Second, fuzz testing of the input space. The tests use the canonical input plus a small number of variants (empty input, conflict scenarios for SG0020, dangling references for SG-DANGLING-LIFECYCLE). They do not generate random inputs. A property-based testing approach using fast-check would generate decorated classes within the schema bounds and assert that the engine handles every input shape gracefully. The library README explicitly mentions fast-check integration in the TestStubGenerator's "Tier 2" emissions; the example's test suite does not currently use it but could.
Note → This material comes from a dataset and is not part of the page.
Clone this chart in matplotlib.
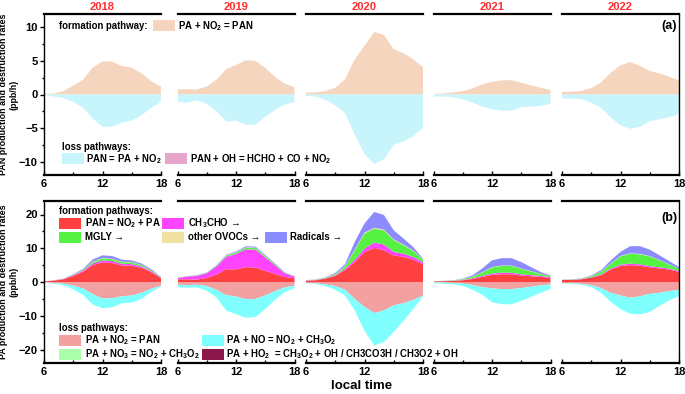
import numpy as np
import matplotlib
matplotlib.use('Agg')
import matplotlib.pyplot as plt
from matplotlib.patches import Rectangle
from matplotlib.ticker import MultipleLocator

matplotlib.rcParams['font.family'] = ['Liberation Sans', 'DejaVu Sans']
matplotlib.rcParams['font.weight'] = 'bold'
matplotlib.rcParams['axes.labelweight'] = 'bold'
matplotlib.rcParams['mathtext.fontset'] = 'custom'
matplotlib.rcParams['mathtext.rm'] = 'Liberation Sans:bold'
matplotlib.rcParams['mathtext.bf'] = 'Liberation Sans:bold'
matplotlib.rcParams['mathtext.default'] = 'bf'

W, H = 685, 394

hours = [6, 7, 8, 9, 10, 11, 12, 13, 14, 15, 16, 17, 18]
years = ['2018', '2019', '2020', '2021', '2022']

# (a) PAN budget, ppb/h
pan_form = [
    [0.1, 0.15, 0.5, 1.35, 2.2, 4.0, 4.95, 4.9, 4.25, 4.0, 3.15, 2.0, 1.15],
    [0.75, 0.8, 0.75, 1.2, 2.2, 3.8, 4.4, 5.1, 5.0, 4.0, 2.6, 1.6, 1.1],
    [0.3, 0.3, 0.5, 1.0, 2.25, 5.25, 7.25, 9.35, 8.85, 6.75, 6.15, 5.25, 4.1],
    [0.1, 0.15, 0.3, 0.5, 0.9, 1.5, 1.9, 2.1, 2.15, 1.75, 1.35, 1.0, 0.65],
    [0.4, 0.4, 0.55, 0.95, 1.8, 3.25, 4.35, 4.85, 4.25, 3.5, 3.15, 2.65, 2.1],
]
pan_decomp = [
    [0.1, 0.3, 0.5, 1.1, 1.9, 3.6, 4.8, 4.8, 4.2, 3.9, 3.1, 2.0, 1.1],
    [1.1, 1.2, 0.9, 1.4, 2.5, 4.0, 3.9, 4.5, 4.5, 3.3, 2.3, 1.5, 1.1],
    [0.2, 0.3, 0.8, 1.6, 2.75, 6.0, 8.85, 10.35, 9.65, 7.5, 7.0, 6.25, 5.0],
    [0.3, 0.3, 0.4, 0.7, 1.2, 1.8, 2.2, 2.4, 2.4, 1.9, 1.8, 1.7, 1.4],
    [0.6, 0.6, 0.7, 1.2, 2.0, 3.4, 4.6, 5.1, 4.8, 4.0, 3.7, 3.4, 2.9],
]
pan_oh = [[0.0] * 13 for _ in years]

# (b) PA budget, ppb/h
pa_from_pan = [
    [0.2, 0.4, 0.8, 1.8, 3.0, 5.0, 5.8, 5.6, 4.9, 4.8, 4.2, 2.9, 1.2],
    [0.8, 0.8, 0.7, 1.2, 2.2, 3.8, 3.7, 4.4, 4.3, 3.3, 2.4, 1.5, 1.1],
    [0.4, 0.5, 1.0, 1.8, 3.5, 5.9, 8.9, 10.1, 9.4, 7.9, 7.4, 6.6, 5.2],
    [0.2, 0.25, 0.3, 0.5, 0.9, 1.5, 2.1, 2.3, 2.3, 1.9, 1.7, 1.5, 1.2],
    [0.6, 0.6, 0.8, 1.3, 2.0, 3.7, 4.7, 5.0, 4.8, 4.3, 4.0, 3.7, 3.0],
]
pa_ch3cho = [
    [0.0, 0.05, 0.1, 0.2, 0.3, 0.5, 0.6, 0.6, 0.5, 0.5, 0.4, 0.3, 0.1],
    [0.4, 0.8, 1.1, 1.4, 2.4, 3.7, 4.6, 5.3, 5.3, 4.0, 2.6, 1.1, 0.5],
    [0.05, 0.1, 0.1, 0.2, 0.4, 0.7, 1.0, 1.6, 1.7, 1.0, 1.0, 0.8, 0.7],
    [0.02, 0.03, 0.05, 0.1, 0.2, 0.3, 0.4, 0.45, 0.45, 0.4, 0.35, 0.3, 0.2],
    [0.05, 0.05, 0.1, 0.1, 0.2, 0.3, 0.4, 0.45, 0.45, 0.4, 0.35, 0.3, 0.25],
]
pa_mgly = [
    [0.0, 0.02, 0.05, 0.1, 0.2, 0.5, 0.6, 0.6, 0.5, 0.5, 0.4, 0.3, 0.1],
    [0.05, 0.05, 0.1, 0.1, 0.2, 0.3, 0.4, 0.5, 0.5, 0.4, 0.3, 0.15, 0.1],
    [0.05, 0.1, 0.15, 0.3, 0.6, 2.8, 4.5, 4.1, 4.2, 3.5, 2.5, 1.8, 0.7],
    [0.02, 0.05, 0.1, 0.2, 0.4, 1.0, 1.8, 2.0, 2.0, 1.6, 1.1, 0.6, 0.3],
    [0.05, 0.05, 0.1, 0.3, 0.8, 1.4, 2.5, 2.95, 2.95, 2.9, 2.05, 1.2, 0.65],
]
pa_ovocs = [
    [0.0, 0.0, 0.02, 0.03, 0.05, 0.1, 0.1, 0.1, 0.1, 0.1, 0.08, 0.05, 0.02],
    [0.02, 0.02, 0.02, 0.03, 0.05, 0.08, 0.1, 0.1, 0.1, 0.08, 0.06, 0.04, 0.02],
    [0.02, 0.03, 0.05, 0.1, 0.15, 0.2, 0.25, 0.25, 0.25, 0.2, 0.2, 0.15, 0.1],
    [0.01, 0.02, 0.03, 0.05, 0.08, 0.1, 0.12, 0.12, 0.12, 0.1, 0.08, 0.06, 0.04],
    [0.02, 0.02, 0.03, 0.05, 0.08, 0.1, 0.12, 0.12, 0.12, 0.1, 0.1, 0.08, 0.05],
]
pa_radicals = [
    [0.0, 0.02, 0.05, 0.15, 0.3, 0.6, 0.8, 0.8, 0.6, 0.5, 0.4, 0.3, 0.1],
    [0.05, 0.05, 0.1, 0.1, 0.15, 0.2, 0.25, 0.3, 0.3, 0.25, 0.2, 0.1, 0.05],
    [0.02, 0.05, 0.1, 0.3, 0.6, 2.3, 2.7, 4.7, 4.3, 2.7, 1.8, 1.0, 0.2],
    [0.0, 0.02, 0.05, 0.15, 0.4, 1.1, 2.0, 2.2, 2.2, 1.9, 1.2, 0.5, 0.2],
    [0.0, 0.05, 0.05, 0.2, 0.4, 0.9, 1.2, 2.1, 2.3, 1.9, 1.4, 0.9, 0.5],
]
pa_to_pan = [
    [0.1, 0.3, 0.5, 1.1, 1.9, 3.6, 4.9, 4.8, 4.2, 4.0, 3.2, 2.0, 1.1],
    [0.8, 0.9, 0.8, 1.2, 2.3, 3.9, 4.3, 5.1, 5.0, 4.0, 2.7, 1.6, 1.1],
    [0.3, 0.4, 0.7, 1.2, 2.3, 5.0, 7.4, 9.2, 8.4, 6.9, 6.3, 5.3, 4.0],
    [0.1, 0.15, 0.3, 0.5, 0.9, 1.5, 1.9, 2.1, 2.1, 1.8, 1.4, 1.0, 0.7],
    [0.4, 0.4, 0.55, 0.95, 1.8, 3.2, 4.0, 4.65, 4.25, 3.5, 3.2, 2.7, 2.3],
]
pa_no = [
    [0.1, 0.2, 0.5, 1.1, 1.9, 3.1, 2.9, 2.7, 2.1, 2.1, 1.8, 1.0, 0.2],
    [0.7, 0.8, 0.8, 1.4, 2.3, 4.6, 5.2, 5.5, 5.4, 4.0, 2.6, 1.4, 0.7],
    [0.1, 0.2, 0.5, 1.1, 1.7, 3.4, 7.1, 9.6, 9.4, 7.9, 5.2, 2.7, 0.3],
    [0.3, 0.35, 0.4, 0.7, 1.4, 2.3, 4.1, 4.5, 4.5, 3.8, 3.0, 2.2, 1.4],
    [0.1, 0.2, 0.25, 0.55, 1.4, 2.7, 4.1, 4.75, 5.35, 5.4, 3.9, 2.7, 1.9],
]
pa_no3 = [[0.0] * 13 for _ in years]
pa_ho2 = [[0.0] * 13 for _ in years]

c_form_a = '#f5d5be'
c_loss_a = '#c8f4fb'
c_oh_a = '#e6a6cc'
c_b = ['#ff4040', '#ff44ff', '#55f244', '#f0e0a2', '#8c8cff']
c_lb = ['#f2a0a0', '#80ffff', '#aaffaa', '#8b1848']

panel_x = [44, 177.5, 306, 433.5, 562]
panel_w = 117


def px_box(x, ytop, ybot):
    return [x / W, 1 - ybot / H, panel_w / W, (ybot - ytop) / H]


def style_axis(ax, i, ymax, ymajor, yminor):
    ax.set_xlim(6, 18)
    ax.set_ylim(-ymax, ymax)
    for s in ['top', 'bottom']:
        ax.spines[s].set_linewidth(1.6)
    ax.spines['left'].set_linewidth(1.0)
    ax.spines['right'].set_linewidth(1.0)
    ax.spines['left'].set_visible(i == 0)
    ax.spines['right'].set_visible(i == 4)
    ax.xaxis.set_major_locator(MultipleLocator(6))
    ax.xaxis.set_minor_locator(MultipleLocator(3))
    ax.tick_params(axis='x', which='major', direction='in', length=3, width=1,
                   labelsize=8, pad=3)
    ax.tick_params(axis='x', which='minor', direction='in', length=2, width=1)
    ax.yaxis.set_major_locator(MultipleLocator(ymajor))
    ax.yaxis.set_minor_locator(MultipleLocator(yminor))
    if i == 0:
        ax.tick_params(axis='y', which='major', direction='out', length=3,
                       width=1, labelsize=8, pad=1.5)
        ax.tick_params(axis='y', which='minor', direction='out', length=1.5, width=1)
    else:
        ax.tick_params(axis='y', which='both', left=False, labelleft=False)
    for lab in ax.get_xticklabels() + ax.get_yticklabels():
        lab.set_fontweight('bold')
    ax.set_facecolor('none')


fig = plt.figure(figsize=(W / 100, H / 100), dpi=100)

for i, yr in enumerate(years):
    ax = fig.add_axes(px_box(panel_x[i], 14, 175))
    ax.stackplot(hours, pan_form[i], colors=[c_form_a], linewidth=0)
    ax.stackplot(hours, -np.array(pan_decomp[i]), -np.array(pan_oh[i]),
                 colors=[c_loss_a, c_oh_a], linewidth=0)
    style_axis(ax, i, 12, 5, 2.5)
    ax.set_title(yr, color='#ff2d2d', fontsize=8, fontweight='bold', pad=3)
    if i == 0:
        ax.set_ylabel('PAN production and destruction rates\n(ppb/h)',
                      fontsize=6.4, linespacing=1.3)
        ax.yaxis.set_label_coords(-0.215, 0.5)
    if i == 4:
        ax.text(0.985, 0.925, '(a)', transform=ax.transAxes, ha='right',
                va='center', fontsize=9, fontweight='bold')

    bx = fig.add_axes(px_box(panel_x[i], 201, 363))
    bx.stackplot(hours, pa_from_pan[i], pa_ch3cho[i], pa_mgly[i], pa_ovocs[i],
                 pa_radicals[i], colors=c_b, linewidth=0)
    bx.stackplot(hours, -np.array(pa_to_pan[i]), -np.array(pa_no[i]),
                 -np.array(pa_no3[i]), -np.array(pa_ho2[i]),
                 colors=c_lb, linewidth=0)
    style_axis(bx, i, 24, 10, 5)
    if i == 0:
        bx.set_ylabel('PA production and destruction rates\n(ppb/h)',
                      fontsize=6.4, linespacing=1.3)
        bx.yaxis.set_label_coords(-0.215, 0.5)
    if i == 4:
        bx.text(0.985, 0.895, '(b)', transform=bx.transAxes, ha='right',
                va='center', fontsize=9, fontweight='bold')


def key(x0, ytop, color):
    fig.add_artist(Rectangle((x0 / W, 1 - (ytop + 11) / H), 22 / W, 11 / H,
                             transform=fig.transFigure, facecolor=color,
                             edgecolor='none', zorder=5))


def label(x, yc, s, size=6.9):
    fig.text(x / W, 1 - yc / H, s, ha='left', va='center', fontsize=size,
             fontweight='bold', zorder=6)


# legend (a)
label(59, 26, 'formation pathway:')
key(153, 20, c_form_a)
label(178, 26, 'PA + NO$_2$ = PAN')
label(62, 147, 'loss pathways:')
key(62, 153, c_loss_a)
label(86, 159, 'PAN = PA + NO$_2$')
key(165, 153, c_oh_a)
label(190, 159, 'PAN + OH = HCHO + CO + NO$_2$')

# legend (b)
label(59, 211, 'formation pathways:')
key(59, 218, c_b[0])
label(85, 223.5, 'PAN = NO$_2$ + PA')
key(162, 218, c_b[1])
label(188, 223.5, 'CH$_3$CHO \u2192')
key(59, 232, c_b[2])
label(85, 237.5, 'MGLY \u2192')
key(162, 232, c_b[3])
label(188, 237.5, 'other OVOCs \u2192')
key(265, 232, c_b[4])
label(290, 237.5, 'Radicals \u2192')

label(59, 328, 'loss pathways:')
key(59, 335, c_lb[0])
label(85, 340.5, 'PA + NO$_2$ = PAN')
key(202, 335, c_lb[1])
label(226, 340.5, 'PA + NO = NO$_2$ + CH$_3$O$_2$')
key(59, 349, c_lb[2])
label(85, 354.5, 'PA + NO$_3$ = NO$_2$ + CH$_3$O$_2$')
key(202, 349, c_lb[3])
label(226, 354.5, 'PA + HO$_2$  = CH$_3$O$_2$ + OH / CH3CO3H / CH3O2 + OH')

fig.text(361.5 / W, 1 - 386 / H, 'local time', ha='center', va='center',
         fontsize=9.5, fontweight='bold')

fig.savefig('out.png', dpi=100)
Third, integration with a downstream consumer. The tests assert that the example itself converges, type-checks, verifies. They do not assert that a downstream consumer of the example's outputs (a hypothetical CRUD application built on top of OrderRepository, OrderDto, OrderMapper, OrderValidator) compiles and runs. The omission is structural — there is no downstream consumer in the workspace yet. When Ide.Dsl-TS lands, the expectation is that its test suite will verify integration with the engine and the example, closing the loop end-to-end.

Bridge📋

Part 12 is the capstone. With the engine, the example, and the test apparatus all on the table, the closing article steps back to ask what was borrowed from Roslyn (and what was deliberately not), what the next consumer (Ide.Dsl-TS) inherits from this foundation, and how the ontology-parameterized DSL pattern composes with the engine's invariants. Part 12 closes the series.

The Feature for this article is FEAT-TSGEN-11 in assets/features.ts. Acceptance criteria: Feature/Requirement/Verifies pattern introduced; industrial-sandbox harness explained; idempotence/determinism/hand-edit/convergence properties asserted; sourcegen verify + tsc --noEmit as CI pair explained. Each section above maps to one of those ACs.